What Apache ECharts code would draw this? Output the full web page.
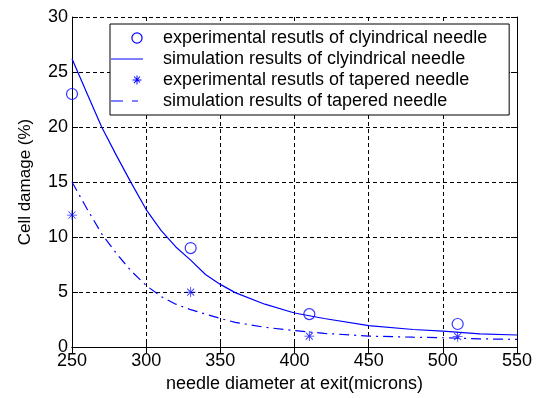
<!DOCTYPE html>
<html>
<head>
<meta charset="utf-8">
<script src="https://cdn.jsdelivr.net/npm/echarts@6/dist/echarts.min.js"></script>
<style>
  html, body { margin: 0; padding: 0; background: #fff; }
  #chart { width: 539px; height: 398px; }
</style>
</head>
<body>
<div id="chart"></div>
<script>
// experimental points
const expDiameters = [250, 330, 410, 510];
const expCylindrical = [23, 9, 3, 2.1];
const expTapered = [12, 5, 1.0, 0.95];

// simulation curves
const simDiameters = [250, 260, 270, 280, 290, 300, 310, 320, 330, 340, 350, 360, 380, 400, 420, 450, 480, 500, 525, 550];
const simCylindrical = [26.2, 23.1, 20.0, 17.4, 14.9, 12.5, 10.6, 9.1, 7.9, 6.6, 5.7, 4.95, 3.9, 3.1, 2.6, 1.95, 1.6, 1.45, 1.2, 1.1];
const simTapered = [15.0, 12.6, 10.3, 8.5, 6.9, 5.6, 4.6, 3.9, 3.4, 3.0, 2.6, 2.25, 1.8, 1.5, 1.25, 1.0, 0.9, 0.85, 0.75, 0.7];

const xTicks = [250, 300, 350, 400, 450, 500, 550];
const yTicks = [0, 5, 10, 15, 20, 25, 30];

const names = [
  'experimental resutls of clyindrical needle',
  'simulation results of clyindrical needle',
  'experimental resutls of tapered needle',
  'simulation results of tapered needle'
];

const BLUE = '#0000ff';
const FONT = 'Liberation Sans';

// matlab style "*" marker
const asterisk = 'path://M-0.5,-6 h1 v12 h-1 z M-6,-0.5 h12 v1 h-12 z ' +
  'M-4.55,-3.85 L-3.85,-4.55 L4.55,3.85 L3.85,4.55 Z ' +
  'M-4.55,3.85 L3.85,-4.55 L4.55,-3.85 L-3.85,4.55 Z';

// legend icons, all on a 32 x 14 box so nothing gets stretched
const box = 'M0,0 L0.001,0 L0,0.001 Z M32,14 L31.999,14 L32,13.999 Z ';
const iconCircle = 'path://' + box +
  'M20.3,7 A5.7,5.7 0 1,0 31.7,7 A5.7,5.7 0 1,0 20.3,7 Z ' +
  'M21.5,7 A4.5,4.5 0 1,1 30.5,7 A4.5,4.5 0 1,1 21.5,7 Z';
const iconLine = 'path://' + box + 'M0,6.5 L32,6.5 L32,7.6 L0,7.6 Z';
const iconDashDot = 'path://' + box + 'M0,6.5 L12,6.5 L12,7.6 L0,7.6 Z M21,6.5 L27,6.5 L27,7.6 L21,7.6 Z';
const iconStar = 'path://' + box +
  'M25.5,2.5 h1 v9 h-1 z M21.5,6.5 h9 v1 h-9 z ' +
  'M22.65,3.85 L23.35,3.15 L29.35,9.15 L28.65,9.85 Z ' +
  'M22.65,9.85 L28.65,3.15 L29.35,3.85 L23.35,10.55 Z';
const legendIcons = [iconCircle, iconLine, iconStar, iconDashDot];

const pairs = (xs, ys) => xs.map((x, i) => [x, ys[i]]);

const chart = echarts.init(document.getElementById('chart'));

const axisCommon = {
  type: 'value',
  axisLine: { show: true, lineStyle: { color: '#000', width: 1 } },
  axisTick: { show: true, inside: true, length: 6, lineStyle: { color: '#000' } }
};

chart.setOption({
  animation: false,
  backgroundColor: '#fff',
  textStyle: { fontFamily: FONT },
  grid: { left: 72, right: 22, top: 17, bottom: 46 },
  legend: {
    orient: 'vertical',
    left: 110,
    top: 24,
    padding: [5, 22, 5, 1],
    itemWidth: 32,
    itemHeight: 14,
    itemGap: 3,
    borderColor: '#000',
    borderWidth: 1,
    backgroundColor: '#fff',
    textStyle: { fontFamily: FONT, fontSize: 18, color: '#000', padding: [0, 0, 0, 15] },
    data: names.map((n, i) => ({
      name: n,
      icon: legendIcons[i],
      itemStyle: { color: BLUE, borderWidth: 0, opacity: 1 },
      lineStyle: { width: 0 }
    }))
  },
  xAxis: [
    Object.assign({}, axisCommon, {
      min: xTicks[0], max: xTicks[xTicks.length - 1], interval: 50,
      position: 'bottom',
      name: 'needle diameter at exit(microns)',
      nameLocation: 'middle',
      nameGap: 26,
      nameTextStyle: { fontFamily: FONT, fontSize: 18, color: '#000' },
      axisLabel: { fontFamily: FONT, fontSize: 18, color: '#000', margin: 5 },
      splitLine: { show: true, lineStyle: { color: '#000', type: [4, 3], width: 1 } }
    }),
    Object.assign({}, axisCommon, {
      min: xTicks[0], max: xTicks[xTicks.length - 1], interval: 50,
      position: 'top',
      axisLabel: { show: false },
      splitLine: { show: false }
    })
  ],
  yAxis: [
    Object.assign({}, axisCommon, {
      min: yTicks[0], max: yTicks[yTicks.length - 1], interval: 5,
      position: 'left',
      name: 'Cell damage (%)',
      nameLocation: 'middle',
      nameGap: 38,
      nameTextStyle: { fontFamily: FONT, fontSize: 17, color: '#000' },
      axisLabel: { fontFamily: FONT, fontSize: 18, color: '#000', margin: 4 },
      splitLine: { show: true, lineStyle: { color: '#000', type: [4, 3], width: 1 } }
    }),
    Object.assign({}, axisCommon, {
      min: yTicks[0], max: yTicks[yTicks.length - 1], interval: 5,
      position: 'right',
      axisLabel: { show: false },
      splitLine: { show: false }
    })
  ],
  series: [
    {
      name: names[0],
      type: 'scatter',
      data: pairs(expDiameters, expCylindrical),
      symbol: 'circle',
      symbolSize: 11,
      itemStyle: { color: 'rgba(0,0,0,0)', borderColor: BLUE, borderWidth: 1.2 },
      z: 5
    },
    {
      name: names[1],
      type: 'line',
      data: pairs(simDiameters, simCylindrical),
      showSymbol: false,
      symbol: 'none',
      lineStyle: { color: BLUE, width: 1.2 },
      itemStyle: { color: BLUE }
    },
    {
      name: names[2],
      type: 'scatter',
      data: pairs(expDiameters, expTapered),
      symbol: asterisk,
      symbolSize: 10,
      itemStyle: { color: BLUE },
      z: 5
    },
    {
      name: names[3],
      type: 'line',
      data: pairs(simDiameters, simTapered),
      showSymbol: false,
      symbol: 'none',
      lineStyle: { color: BLUE, width: 1.2, type: [10, 5, 2, 5] },
      itemStyle: { color: BLUE }
    }
  ]
});
</script>
</body>
</html>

◆ ◆ ◆ ◆ ◆

▸ Task instructions:
Copy the listing exactly. Any image in it stays out of the copy.

▸ Exercise output:
What Apache ECharts code would draw this? Output the full web page.
<!DOCTYPE html>
<html>
<head>
<meta charset="utf-8">
<script src="https://cdn.jsdelivr.net/npm/echarts@6/dist/echarts.min.js"></script>
<style>
  html, body { margin: 0; padding: 0; background: #fff; }
  #chart { width: 539px; height: 398px; }
</style>
</head>
<body>
<div id="chart"></div>
<script>
// experimental points
const expDiameters = [250, 330, 410, 510];
const expCylindrical = [23, 9, 3, 2.1];
const expTapered = [12, 5, 1.0, 0.95];

// simulation curves
const simDiameters = [250, 260, 270, 280, 290, 300, 310, 320, 330, 340, 350, 360, 380, 400, 420, 450, 480, 500, 525, 550];
const simCylindrical = [26.2, 23.1, 20.0, 17.4, 14.9, 12.5, 10.6, 9.1, 7.9, 6.6, 5.7, 4.95, 3.9, 3.1, 2.6, 1.95, 1.6, 1.45, 1.2, 1.1];
const simTapered = [15.0, 12.6, 10.3, 8.5, 6.9, 5.6, 4.6, 3.9, 3.4, 3.0, 2.6, 2.25, 1.8, 1.5, 1.25, 1.0, 0.9, 0.85, 0.75, 0.7];

const xTicks = [250, 300, 350, 400, 450, 500, 550];
const yTicks = [0, 5, 10, 15, 20, 25, 30];

const names = [
  'experimental resutls of clyindrical needle',
  'simulation results of clyindrical needle',
  'experimental resutls of tapered needle',
  'simulation results of tapered needle'
];

const BLUE = '#0000ff';
const FONT = 'Liberation Sans';

// matlab style "*" marker
const asterisk = 'path://M-0.5,-6 h1 v12 h-1 z M-6,-0.5 h12 v1 h-12 z ' +
  'M-4.55,-3.85 L-3.85,-4.55 L4.55,3.85 L3.85,4.55 Z ' +
  'M-4.55,3.85 L3.85,-4.55 L4.55,-3.85 L-3.85,4.55 Z';

// legend icons, all on a 32 x 14 box so nothing gets stretched
const box = 'M0,0 L0.001,0 L0,0.001 Z M32,14 L31.999,14 L32,13.999 Z ';
const iconCircle = 'path://' + box +
  'M20.3,7 A5.7,5.7 0 1,0 31.7,7 A5.7,5.7 0 1,0 20.3,7 Z ' +
  'M21.5,7 A4.5,4.5 0 1,1 30.5,7 A4.5,4.5 0 1,1 21.5,7 Z';
const iconLine = 'path://' + box + 'M0,6.5 L32,6.5 L32,7.6 L0,7.6 Z';
const iconDashDot = 'path://' + box + 'M0,6.5 L12,6.5 L12,7.6 L0,7.6 Z M21,6.5 L27,6.5 L27,7.6 L21,7.6 Z';
const iconStar = 'path://' + box +
  'M25.5,2.5 h1 v9 h-1 z M21.5,6.5 h9 v1 h-9 z ' +
  'M22.65,3.85 L23.35,3.15 L29.35,9.15 L28.65,9.85 Z ' +
  'M22.65,9.85 L28.65,3.15 L29.35,3.85 L23.35,10.55 Z';
const legendIcons = [iconCircle, iconLine, iconStar, iconDashDot];

const pairs = (xs, ys) => xs.map((x, i) => [x, ys[i]]);

const chart = echarts.init(document.getElementById('chart'));

const axisCommon = {
  type: 'value',
  axisLine: { show: true, lineStyle: { color: '#000', width: 1 } },
  axisTick: { show: true, inside: true, length: 6, lineStyle: { color: '#000' } }
};

chart.setOption({
  animation: false,
  backgroundColor: '#fff',
  textStyle: { fontFamily: FONT },
  grid: { left: 72, right: 22, top: 17, bottom: 46 },
  legend: {
    orient: 'vertical',
    left: 110,
    top: 24,
    padding: [5, 22, 5, 1],
    itemWidth: 32,
    itemHeight: 14,
    itemGap: 3,
    borderColor: '#000',
    borderWidth: 1,
    backgroundColor: '#fff',
    textStyle: { fontFamily: FONT, fontSize: 18, color: '#000', padding: [0, 0, 0, 15] },
    data: names.map((n, i) => ({
      name: n,
      icon: legendIcons[i],
      itemStyle: { color: BLUE, borderWidth: 0, opacity: 1 },
      lineStyle: { width: 0 }
    }))
  },
  xAxis: [
    Object.assign({}, axisCommon, {
      min: xTicks[0], max: xTicks[xTicks.length - 1], interval: 50,
      position: 'bottom',
      name: 'needle diameter at exit(microns)',
      nameLocation: 'middle',
      nameGap: 26,
      nameTextStyle: { fontFamily: FONT, fontSize: 18, color: '#000' },
      axisLabel: { fontFamily: FONT, fontSize: 18, color: '#000', margin: 5 },
      splitLine: { show: true, lineStyle: { color: '#000', type: [4, 3], width: 1 } }
    }),
    Object.assign({}, axisCommon, {
      min: xTicks[0], max: xTicks[xTicks.length - 1], interval: 50,
      position: 'top',
      axisLabel: { show: false },
      splitLine: { show: false }
    })
  ],
  yAxis: [
    Object.assign({}, axisCommon, {
      min: yTicks[0], max: yTicks[yTicks.length - 1], interval: 5,
      position: 'left',
      name: 'Cell damage (%)',
      nameLocation: 'middle',
      nameGap: 38,
      nameTextStyle: { fontFamily: FONT, fontSize: 17, color: '#000' },
      axisLabel: { fontFamily: FONT, fontSize: 18, color: '#000', margin: 4 },
      splitLine: { show: true, lineStyle: { color: '#000', type: [4, 3], width: 1 } }
    }),
    Object.assign({}, axisCommon, {
      min: yTicks[0], max: yTicks[yTicks.length - 1], interval: 5,
      position: 'right',
      axisLabel: { show: false },
      splitLine: { show: false }
    })
  ],
  series: [
    {
      name: names[0],
      type: 'scatter',
      data: pairs(expDiameters, expCylindrical),
      symbol: 'circle',
      symbolSize: 11,
      itemStyle: { color: 'rgba(0,0,0,0)', borderColor: BLUE, borderWidth: 1.2 },
      z: 5
    },
    {
      name: names[1],
      type: 'line',
      data: pairs(simDiameters, simCylindrical),
      showSymbol: false,
      symbol: 'none',
      lineStyle: { color: BLUE, width: 1.2 },
      itemStyle: { color: BLUE }
    },
    {
      name: names[2],
      type: 'scatter',
      data: pairs(expDiameters, expTapered),
      symbol: asterisk,
      symbolSize: 10,
      itemStyle: { color: BLUE },
      z: 5
    },
    {
      name: names[3],
      type: 'line',
      data: pairs(simDiameters, simTapered),
      showSymbol: false,
      symbol: 'none',
      lineStyle: { color: BLUE, width: 1.2, type: [10, 5, 2, 5] },
      itemStyle: { color: BLUE }
    }
  ]
});
</script>
</body>
</html>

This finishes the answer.